Maslow - Reply to LO14364

James Bullock (jbullock@pipeline.com)
Mon, 14 Jul 1997 17:13:31 -0400

Replying to LO14131 --

I'll try and answer each point in turn.

> I made the point last week that research conducted by David McClelland
> essentially disproved the hierarchy. He actually had set out to prove it
> both quanitatively and qualitatively. He spent many years and conducted
> TAT's with thousands of people. There was no acknowledgement of this
> information by anyone involved in these threads. (Except Ray but he went
> on to a different point -- oh and someone else said McClelland's work
> taught people how to change their motivations. This is true but it is
> only a part of the story).

OK. We've got some original research that proports to disprove the theory,
using a mechanism called TAT, from someone who set out initially to prove
the theory.

Happens all the time.

> So here are my questions:

> Are we so enamoured by the thought that one day we all can self-actualize
> that to acknowledge that there is no linear path leaves people scared?

That's a whole lot of emotions being ascribed to others: "enamoured",
"one day", and "scared".

> I also realize the point that someone made about it being non-linear,
> others saying that it is situational and we go up and down, that
> communication is missing...

> Are we so stuck into a Maslowian mindset that we cannot give it up?

Are we so looking for a universally applicable explanation that we cannot
accept a structure that provides some illumination?

> Someone said it had face validity -- well so did the fact that the
> universe revolved around the earth....

And in some contexts, the universe is perfectly well modeled as revolving
around the earth. (There are examples of elaborate celestial clocks which
model, and predict movement of "heavenly bodies", with the earth in the
middle.)

This model becomes difficult under some circumstances, like sending rovers
to Mars. It fails to align with some other cosmological observations.

> Here's my point -- everyone jumped onto Maslow's theory because we driven
> human beings needed to know there is a process by which we will eventually
> reach godhood -- and coincidentally and luckily for us -- it was linear!!!
> YIPPEEE!!!

Or we jump on a model that provides some insight into a phenomena that has
previously been more opaque. Speaking for myself, the attraction is more
"ring of truth" than predictive capability.

And the points of "dynamic", "situational", "communications", and related
are refinements, additions, additional contributions. They are of the
form, I think: "What an interesting idea, here's an extension that is
also interesting."

> We are too complex to simply be represented by his model.

Well, yes. Any model will be incomplete (this is the use of models, they
are simplifying structures providing insights, one hopes), so breaks down
eventually. Personally, I don't think it's a complete model, but I don't
think we have any complete model of humans or human development. Any more
than "has five fingers" is a complete description of a physical human. I
am not aware of Maslow or anyone else claiming that this model is
complete.

- It may, however describe some interesting incompletion.
- I think the idea that the complex that is a human includes a
motivational development component is very key.

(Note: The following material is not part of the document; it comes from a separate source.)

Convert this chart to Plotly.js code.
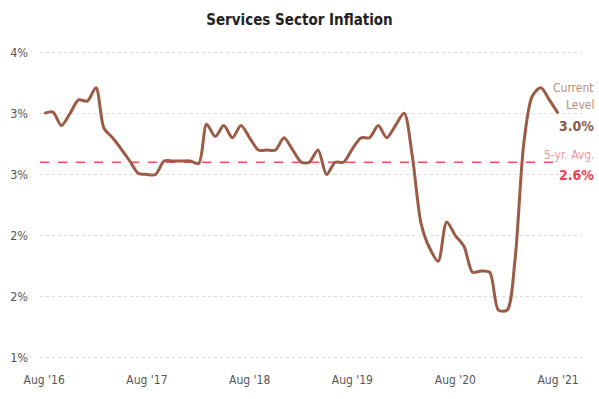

That insight alone is
worth quite a bit, however it works, or does not.

In physics, Newtonian mechanics work just fine up to the limits of very
high speeds. In physics, the reconciliation of quantom theory, gravity,
and electro-magnetism has stifled theorests for a long time. Doesn't mean
"gravity doesn't work". Does this mean that quantom theory is invalid? or
Electro-magnetism? (No lasers, for one thing.)

The insight that the physical universe (mechanics) can be modeled is
itself profound.

No model is complete when initially formed. When new information, and new
insights generate "better" models (in the sense of predicting more or more
accurately). In a sense all we do is fix broken models. This is learning.

One of the issues that Senge & co. talk about in TFD is the need to, in
order to develop new models, look for the value in what (new different
thing) they do predict, as well as the limits of that prediction.

One of my frustrations with reading philosophy, and psychology (and some
of the social disciplines) is the "critical pose". Often I must wade
through a large amount of bunk - "de-bunking" an idea in its limits, that
was never asserted to be a universal, or even consistent explanation of
everything.

> In summary -- why are you folks all so stuck on curing a model that has
> been disproven and that I am told the author has said isn't valid?

Speaking for myself, mainly because the idea of human development seems
important, and there are few alternative models put forward.

I'll admit it's an engineering approach. There is an approximation, known
to be such, that works some of the time. Absent a better model, I'll use
that when I can.

-- 

" All of the greatest and most important problems of life are fundamentally insoluble . . . They can never be solved, but only outgrown."